Autres dossiers à privilégier ou à faire évoluer de manière plus soutenue, aux yeux d’Agoria:
- l’e-gouvernement, via l’exploitation de l’open data, la facturation électronique, l’exploitation des “mégadonnées” (big data), des efforts en matière de sécurité informatique… Sans oublier le plaidoyer habituel d’Agoria pour que les acteurs publics (CIRB, Iristeam, Smals) “n’entrent pas en concurrence déloyale avec le privé en monopolisant les projets et services destinés aux administrations et autorités publiques”
- le déploiement de l’infrastructure (Ultra) Haut Débit / 5G – en ce compris à destination des écoles pour lesquelles le rythme prévu lui semble insuffisant
- l’e-Health: “nous plaidons pour le déploiement d’un système d’échange de données et d’un coffre-fort numérique”. Si le premier existe déjà, à destination essentiellement des hôpitaux, un “coffre-fort numérique destiné aux médecins fait encore défaut…”
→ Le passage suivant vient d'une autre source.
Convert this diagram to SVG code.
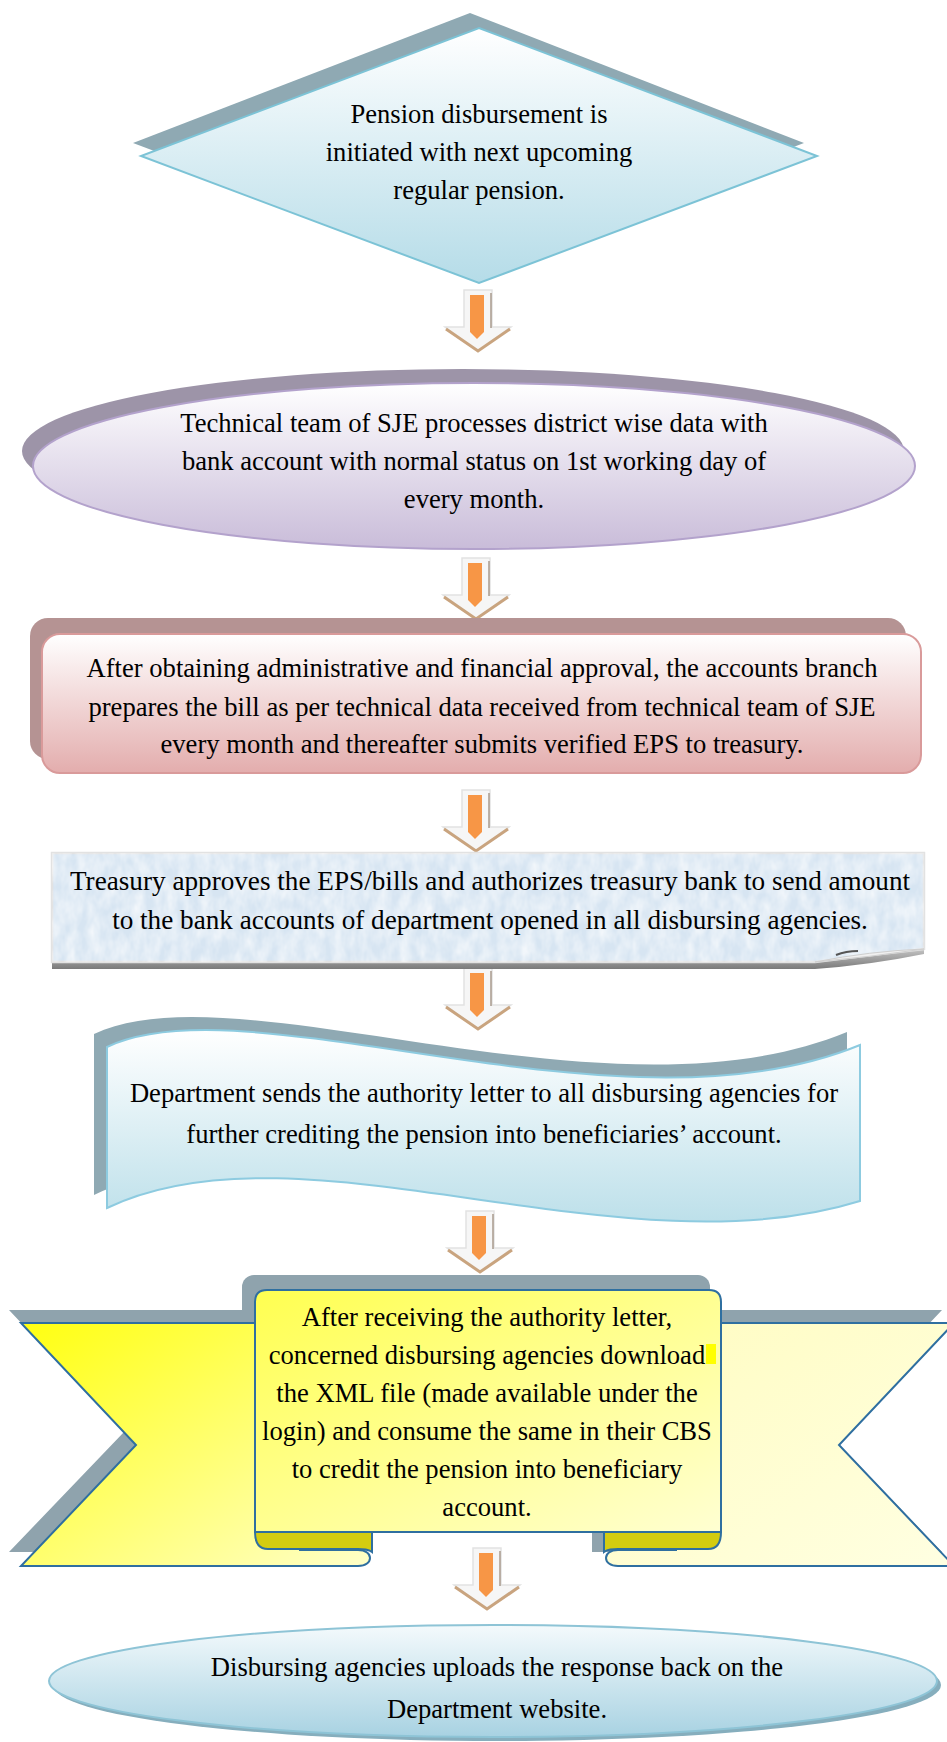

Une seule et même bannière
Trois ministres ou secrétaires d’Etat bruxellois ont, dans leurs attributions, des responsabilités qui touchent à l’ICT et/ou au numérique. A savoir, Didier Gosuin, ministre de l’économie, Fadila Laanan, notamment chargée de la recherche scientifique, et Bianca Debaets, secrétaire d’Etat en charge de la transition numérique et de l’informatique régionale et communale.
Que cela figure ou non dans la déclaration de politique régionale de la nouvelle législature, chacun a déjà annoncé ou laisse entendre que des projets ou initiatives sont en préparation. “Mais ce que nous voudrions, c’est un plan global pour la Région et qui soit ambitieux”, souligne Floriane de Kerckhove. “Il y a une claire opportunité pour Bruxelles. Il ne faudrait pas qu’elle rate le tournant. D’autres villes se sont déjà positionnées et ont déployé des efforts et initiatives pour les start-ups ICT. On peut citer Anvers, Berlin, Amsterdam, Barcelone… Toutes sont des concurrentes pour Bruxelles qui doit donc se positionner.”
Et si possible de manière claire et différenciée. Question dès lors: quels thèmes Bruxelles devrait-elle ou pourrait-elle privilégier pour le développement d’activités? “La sécurité IT, la mobilité, l’énergie et éventuellement les médias”, estime Floriane de Kerckhove. “Sans oublier l’IT au service de l’industrie en général.”